The resolution of this game is weird |
Name:Lost Tomb
Number:101
Year:1982
Publisher:Stern
Developer:Stern
Genre:Top-Down Shooter
Difficulty:5/5
Time:50 minutes
Indiana Jones-styled settings are a rare beast in games. I think the biggest concentration of them exist in the adventure field, where the using your noggin part of the original films really comes to the forefront. It doesn't happen much in straight-forward shooters because people prefer having more than six shots in their magazines. There are games set in modern times that take cues from those films, but treasure-hunting is thinly important to the game. Lost Tomb is all about that, full hog into treasure-hunting.
After getting through the first level, which takes longer than you might thing, I have an option of where to go next. Left or right. Taking too long, which is just enough time to actually reach one destination, will cause bats to start chasing after you. Like I said, this is the easy variation, there's a hard one. This doesn't even pretend to be anything other than a quarter-eater here. It has the audacity and I mean audacity to ask for a quarter for a whip.
You have two weapons, the pistol which fires automatically until a certain number of bullets are on-screen, then you have to wait for some to disappear. The other weapon is a whip, which destroys most things in a gradually growing circle around you. You seem to have unlimited ammo, but the whip is very limited. Hence in some places the game offers you 25 whips for 1 credit.And I just know there's something here I'm missing. I sometimes stumble my way into a fairly solid playthrough of the level, only to suddenly get blindsided by some element I wasn't keeping track of. Or couldn't keep track of, because there's so much stuff you need to pay attention to that you're going to miss it. Doesn't help that the game forces you to wait about 20 seconds before dumping you back at the beginning of the level, minus any chests. It just feels like the game is flipping you off for quarters while also being completely doable if you know how.

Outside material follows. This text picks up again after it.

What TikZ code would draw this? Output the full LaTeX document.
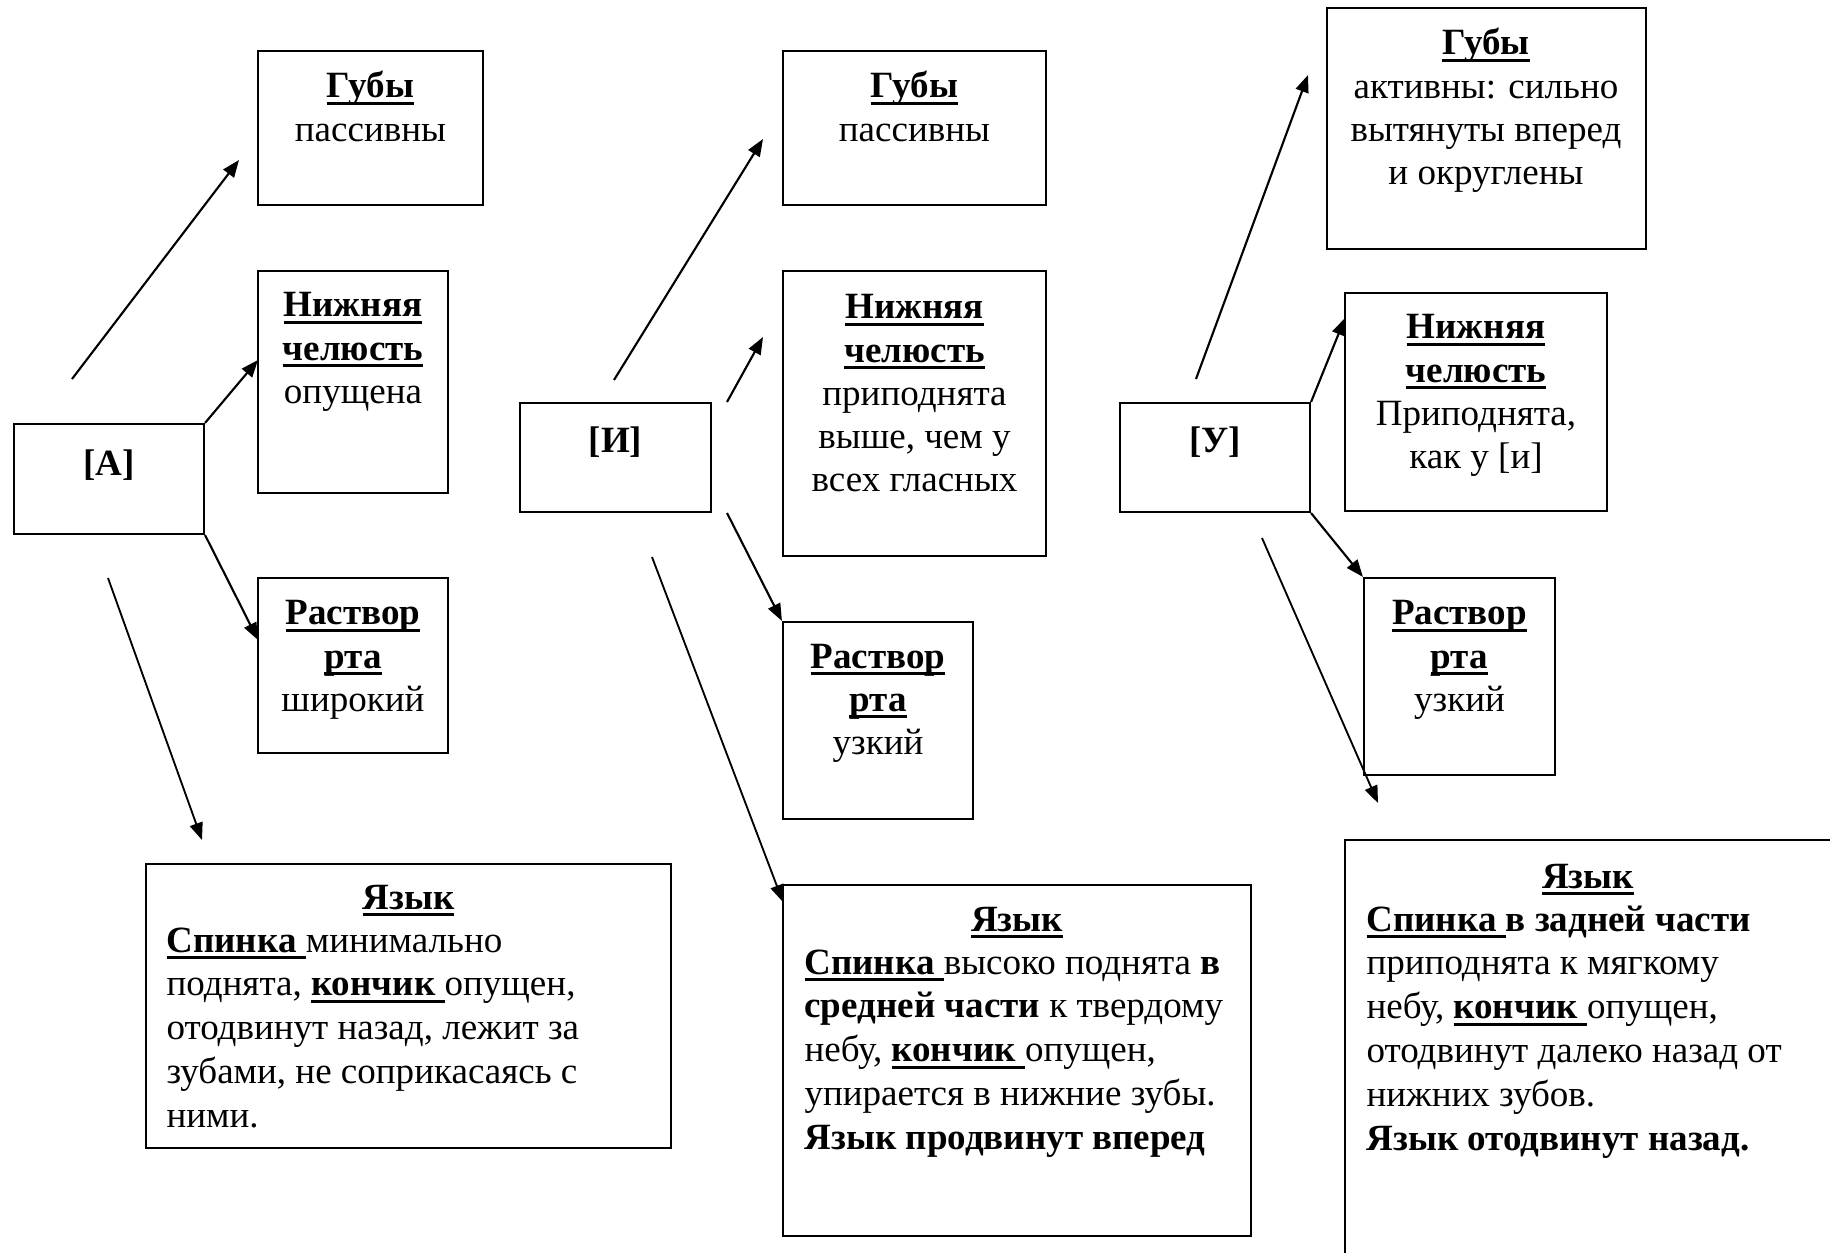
\documentclass[tikz,border=0pt]{standalone}
\usepackage{fontspec}
\setmainfont{Liberation Serif}
\usetikzlibrary{arrows.meta,fit}
\newcommand\ulb[1]{\setbox0\hbox{#1}\rlap{\rule[-2.6pt]{\wd0}{0.95pt}}\box0}
\newcommand\hd[1]{\ulb{\textbf{#1}}}
\begin{document}
\begin{tikzpicture}[x=0.378pt,y=-0.378pt,
  font=\fontsize{14pt}{16.3pt}\selectfont,
  box/.style={draw,line width=0.8pt,inner sep=0pt,rectangle},
  txt/.style={anchor=base,inner sep=0pt},
  txtl/.style={anchor=base west,inner sep=0pt,font=\fontsize{14pt}{16.6pt}\selectfont},
  arr/.style={line width=0.8pt,-{Triangle[length=6.5pt,width=5pt]}},
  larr/.style={line width=0.7pt,-{Triangle[length=6.5pt,width=5pt]}}]
\path[use as bounding box,fill=white] (0,0) rectangle (1830,1253);

% ---------- column A ----------
\node[box,fit={(14,424) (204,534)}] (boxA) {};
\node[txt] (boxA-t) at (109,476) {\textbf{[А]}};
\node[box,fit={(258,51) (483,205)}] (gubyA) {};
\node[txt] (gubyA-t) at (370.5,98) {\begin{tabular}[t]{@{}c@{}}\hd{Губы}\\пассивны\end{tabular}};
\node[box,fit={(258,271) (448,493)}] (nizA) {};
\node[txt] (nizA-t) at (353,317) {\begin{tabular}[t]{@{}c@{}}\hd{Нижняя}\\\hd{челюсть}\\опущена\end{tabular}};
\node[box,fit={(258,578) (448,753)}] (rastA) {};
\node[txt] (rastA-t) at (353,625) {\begin{tabular}[t]{@{}c@{}}\hd{Раствор}\\\hd{рта}\\широкий\end{tabular}};
\node[box,fit={(146,864) (671,1148)}] (yazA) {};
\node[txt] (yazA-h) at (408.5,909) {\hd{Язык}};
\node[txtl] (yazA-t) at (166,952) {\begin{tabular}[t]{@{}l@{}}\hd{Спинка }минимально\\поднята, \hd{кончик }опущен,\\отодвинут назад, лежит за\\зубами, не соприкасаясь с\\ними.\end{tabular}};

\coordinate (a1s) at (72,379);  \coordinate (a1e) at (239,160);
\coordinate (a2e) at (258,360);
\coordinate (a3e) at (258,640);
\coordinate (a4s) at (108,578); \coordinate (a4e) at (202,840);
\draw[arr] (a1s) -- (a1e);
\draw[arr] (boxA.north east) -- (a2e);
\draw[arr] (boxA.south east) -- (a3e);
\draw[larr] (a4s) -- (a4e);

% ---------- column I ----------
\node[box,fit={(520,403) (711,512)}] (boxI) {};
\node[txt] (boxI-t) at (615.5,453) {\textbf{[И]}};
\node[box,fit={(783,51) (1046,205)}] (gubyI) {};
\node[txt] (gubyI-t) at (914.5,98) {\begin{tabular}[t]{@{}c@{}}\hd{Губы}\\пассивны\end{tabular}};
\node[box,fit={(783,271) (1046,556)}] (nizI) {};
\node[txt] (nizI-t) at (914.5,319) {\begin{tabular}[t]{@{}c@{}}\hd{Нижняя}\\\hd{челюсть}\\приподнята\\выше, чем у\\всех гласных\end{tabular}};
\node[box,fit={(783,622) (973,819)}] (rastI) {};
\node[txt] (rastI-t) at (878,668) {\begin{tabular}[t]{@{}c@{}}\hd{Раствор}\\\hd{рта}\\узкий\end{tabular}};
\node[box,fit={(783,885) (1251,1236)}] (yazI) {};
\node[txt] (yazI-h) at (1017,931) {\hd{Язык}};
\node[txtl] (yazI-t) at (804,974) {\begin{tabular}[t]{@{}l@{}}\hd{Спинка }высоко поднята \textbf{в}\\\textbf{средней части} к твердому\\небу, \hd{кончик }опущен,\\упирается в нижние зубы.\\\textbf{Язык продвинут вперед}\end{tabular}};

\coordinate (i1s) at (614,380); \coordinate (i1e) at (763,139);
\coordinate (i2s) at (727,402); \coordinate (i2e) at (763,337);
\coordinate (i3s) at (727,513);
\coordinate (i4s) at (652,557); \coordinate (i4e) at (783,902);
\draw[arr] (i1s) -- (i1e);
\draw[arr] (i2s) -- (i2e);
\draw[arr] (i3s) -- (rastI.north west);
\draw[larr] (i4s) -- (i4e);

% ---------- column U ----------
\node[box,fit={(1120,403) (1310,512)}] (boxU) {};
\node[txt] (boxU-t) at (1215,453) {\textbf{[У]}};
\node[box,fit={(1327,8) (1646,249)}] (gubyU) {};
\node[txt] (gubyU-t) at (1486,55) {\begin{tabular}[t]{@{}c@{}}\hd{Губы}\\активны: сильно\\вытянуты вперед\\и округлены\end{tabular}};
\node[box,fit={(1345,293) (1607,511)}] (nizU) {};
\node[txt] (nizU-t) at (1476,339) {\begin{tabular}[t]{@{}c@{}}\hd{Нижняя}\\\hd{челюсть}\\Приподнята,\\как у [и]\end{tabular}};
\node[box,fit={(1364,578) (1555,775)}] (rastU) {};
\node[txt] (rastU-t) at (1459.5,625) {\begin{tabular}[t]{@{}c@{}}\hd{Раствор}\\\hd{рта}\\узкий\end{tabular}};
\node[box,fit={(1345,840) (1845,1270)}] (yazU) {};
\node[txt] (yazU-h) at (1588,888) {\hd{Язык}};
\node[txtl] (yazU-t) at (1366,931) {\begin{tabular}[t]{@{}l@{}}\hd{Спинка }\textbf{в задней части}\\приподнята к мягкому\\небу, \hd{кончик }опущен,\\отодвинут далеко назад от\\нижних зубов.\\\textbf{Язык отодвинут назад.}\end{tabular}};

\coordinate (u1s) at (1196,379); \coordinate (u1e) at (1308,75);
\coordinate (u2e) at (1345,318);
\coordinate (u4s) at (1262,538); \coordinate (u4e) at (1378,803);
\draw[arr] (u1s) -- (u1e);
\draw[arr] (boxU.north east) -- (u2e);
\draw[arr] (boxU.south east) -- (rastU.north west);
\draw[larr] (u4s) -- (u4e);
\end{tikzpicture}
\end{document}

Let's talk about the treasure aspect. Chests do three things, give you points, give you either whips or increased ammo, and reset the level timer. If the level timer runs out, the walls start shooting at you. As a result, if you've already cleared out all the chests in a level, its very possible to get stuck in an endless loop of dying. The whips are very necessary, since they can mean the difference between slow death and fast death.
It doesn't help too that if you get too distracted by shooting enemies, they can build a nest somewhere and overwhelm you by sheer numbers, because in a sense, enemies respawn. What happens is that at the beginning of the level a bunch of enemy spawn points are placed. After a random amount of time, they'll spawn from there, and continue to do so until you die. What happens is that those enemies can decide to create another spawn point. Which means if there's some place fairly blocked off the entire area may be swarming with enemies.
Did I mention there are about three levels (repeated through many rooms) in the game, and one of them blocks off the key you need, which frequently results in the whole area being filled with spawn points? As a result, I couldn't muster up the strength to beat this game. Even though I started using savestates to reduce the loading times, and having the same situation every time, it was just too much of a pain to try to finish. Lost Tomb is comparable to the kind of death metal albums that are a non-stop onslaught of brutality. Fun to a select few, but the rest of us mere mortals enjoy a few breaks.
Weapons:
The gun is standard, but the whip is nice. I understand why they limited it, because I would have spammed it a lot more if it wasn't. 2/10
Enemies:
A few variants on enemies that just wander towards you. 1/10
Non-Enemies:
None.
Levels:
I hope the game actually has more than 3 levels, but for the early part of the game, this is a poor showing. 1/10
Player Agency:
For a twin-stick shooter, it sure felt finnicky. Quite a few times the controls died on me, resulting in my death. Just another reason why I hated this. 2/10
Interactivity:
None.
Atmosphere:
The intro text was kind of spooky, but then the game got started and it got much less impressive. 1/10
Graphics:
For an arcade game, its not very impressive to look at. Our hero looks like the kind of person to star in a hipster pixel art indie game, and the rest falls into the extremely generic. 1/10
Story:
None.
Sound/Music:
Generic bloops and blips. 1/10
That's 9.
I would avoid this because some of the issues I had seem to stem from poor emulation of the game. I can't imagine it playing this badly on actual hardware, but it still wouldn't be very fun.
It seems like every title I've played from 1982 is hitting that obnoxiously hard difficulty level. Perhaps it'll get better once I start hitting more home computer titles, but things are looking to be down for the foreseeable future.